At the end of the year I picked up a second grade student. Usually I spend time with middle and high school students so this was an interesting twist. The fluency work I was mostly focusing on related to older students. Edward Fry and Timothy Rasinski's book Increasing Fluency with High Frequency Word Phrases is a series of books addressing this younger target. There are books for first, second and third grade. I picked up the second grade book and then failed to get it read in time to apply. I did read it and it certainly holds up to the quality and readability that I expect from Rasinski.
As a premise, Fry used computer analysis to develop sight word lists based the frequency of words. In many ways this is a modernization of Dolch's work. After Fry identified the most common words, he developed phrases to use to practice reading the sight words. The rationale being that simply reading flash cards does not adequately support fluency. Students learn the words in isolation and then struggle with them in context.

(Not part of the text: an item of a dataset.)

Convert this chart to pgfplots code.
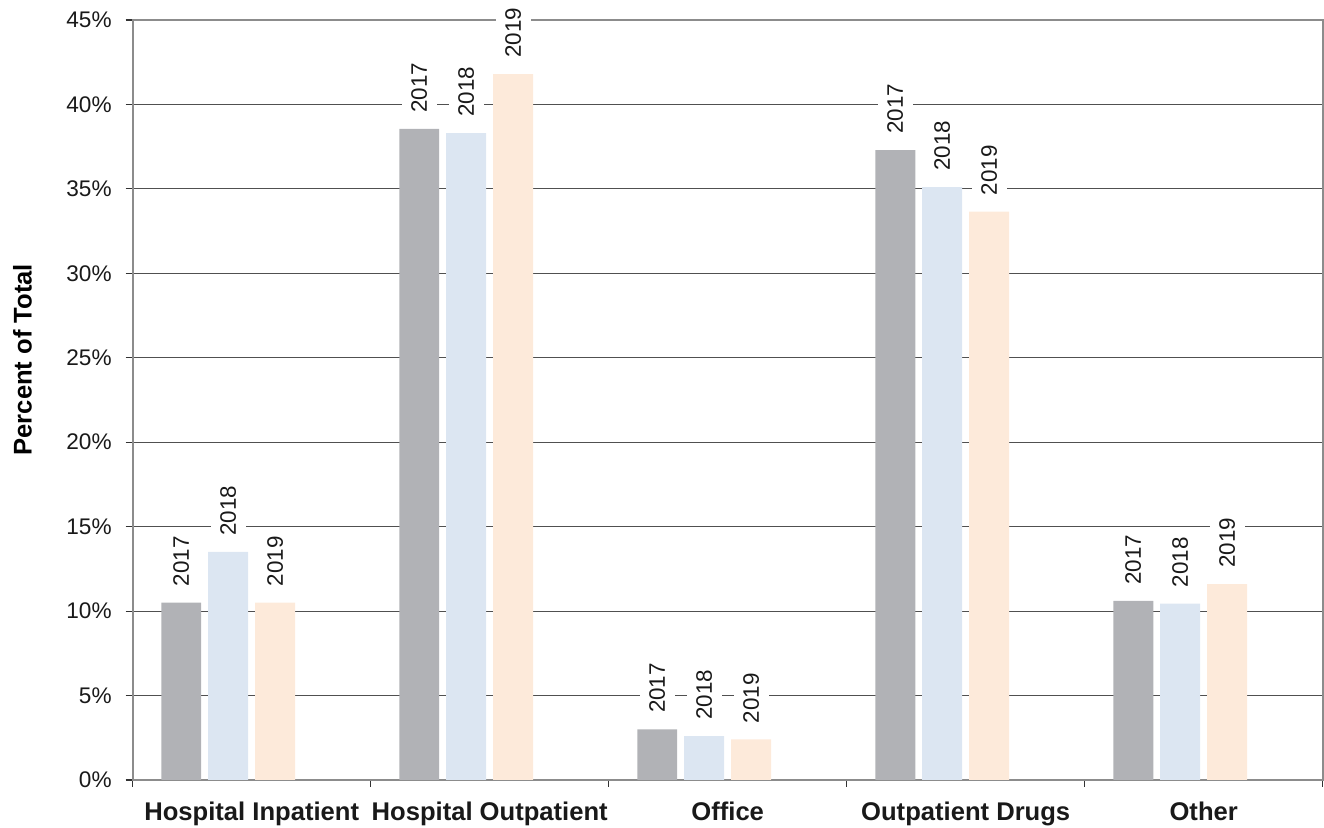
\documentclass[border=0pt]{standalone}
\usepackage{fontspec}
\setmainfont{Liberation Sans}
\usepackage{pgfplots}
\pgfplotsset{compat=1.18}

\definecolor{bar17}{RGB}{177,178,182}
\definecolor{bar18}{RGB}{220,230,242}
\definecolor{bar19}{RGB}{253,234,218}
\definecolor{gridc}{RGB}{80,80,80}
\definecolor{framec}{RGB}{140,140,140}

\begin{document}
\begin{tikzpicture}
\begin{axis}[
    scale only axis,
    width=595pt, height=380pt,
    ybar,
    xmin=-0.5, xmax=4.5,
    ymin=0, ymax=45,
    bar width=0.168,
    xtick={0,1,2,3,4},
    xticklabels={Hospital Inpatient,Hospital Outpatient,Office,Outpatient Drugs,Other},
    major x tick style={draw=none},
    minor xtick={-0.5,0.5,1.5,2.5,3.5,4.5},
    minor tick length=3.5pt,
    minor x tick style={draw=black!80, line width=0.6pt},
    ytick={0,5,...,45},
    yticklabel={\pgfmathprintnumber[assume math mode=true]{\tick}\%},
    major tick length=3.5pt,
    tick align=outside,
    tick pos=left,
    ymajorgrids,
    major grid style={gridc, line width=0.5pt},
    axis line style={framec, line width=1pt},
    y tick style={draw=black!80, line width=0.6pt},
    ticklabel style={font=\fontsize{11.3}{13}\selectfont, text=black!90},
    yticklabel style={xshift=-3.5pt},
    xticklabel style={font=\fontsize{12.8}{15}\selectfont\bfseries, yshift=-4pt},
    ylabel={Percent of Total},
    every axis y label/.style={at={(axis description cs:-0.0926,0.553)}, rotate=90,
        anchor=center, font=\fontsize{12.8}{15}\selectfont\bfseries},
    every node near coord/.append style={rotate=90, anchor=west, fill=white,
        inner xsep=3pt, inner ysep=4.7pt, text=black!90,
        font=\fontsize{11.2}{13}\selectfont, xshift=5pt},
]
\addplot[fill=bar17, draw=none, bar shift=-0.296, nodes near coords={2017}] coordinates {
    (0,10.5) (1,38.55) (2,3.0) (3,37.3) (4,10.6)
};
\addplot[fill=bar18, draw=none, bar shift=-0.0988, nodes near coords={2018}] coordinates {
    (0,13.5) (1,38.3) (2,2.6) (3,35.1) (4,10.45)
};
\addplot[fill=bar19, draw=none, bar shift=0.0988, nodes near coords={2019}] coordinates {
    (0,10.5) (1,41.8) (2,2.4) (3,33.65) (4,11.6)
};
\end{axis}
\pgfresetboundingbox
\path ([shift={(-66.35pt,-23.65pt)}]current axis.south west)
    rectangle ([shift={(0.65pt,10pt)}]current axis.north east);
\end{tikzpicture}
\end{document}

This series presents a series of 20 lessons (per book) that should be taught in sequence. Each lesson begins with the sight words being addressed. Once students have those they can be introduced to the phrases. These use both words from the current lesson as well as words from previous lessons. Following that a story using the phrases is presented with a couple of comprehension questions. This is to give students a chance to focus on comprehension and then reread for increased fluency. The next page is for independent work- some on your own exercise where the students need to go back to the text to answer questions and then a reading development concept is introduced. The lesson set ends with a fluency checkpoint and an evaluation. The authors suggest this should take about week. Perhaps only 10-15 minutes a day, but a little work each day so that rereading occurs and the students can develop fluency with the text.
Included in the book are two CDs. One that is a teacher resource and the other a student resource. The student resource has audio files of each set of phrases and passages. The teacher resource contains electronic files of the worksheets and readings.
Overall, this system is an easy to implement component of a reading program for students.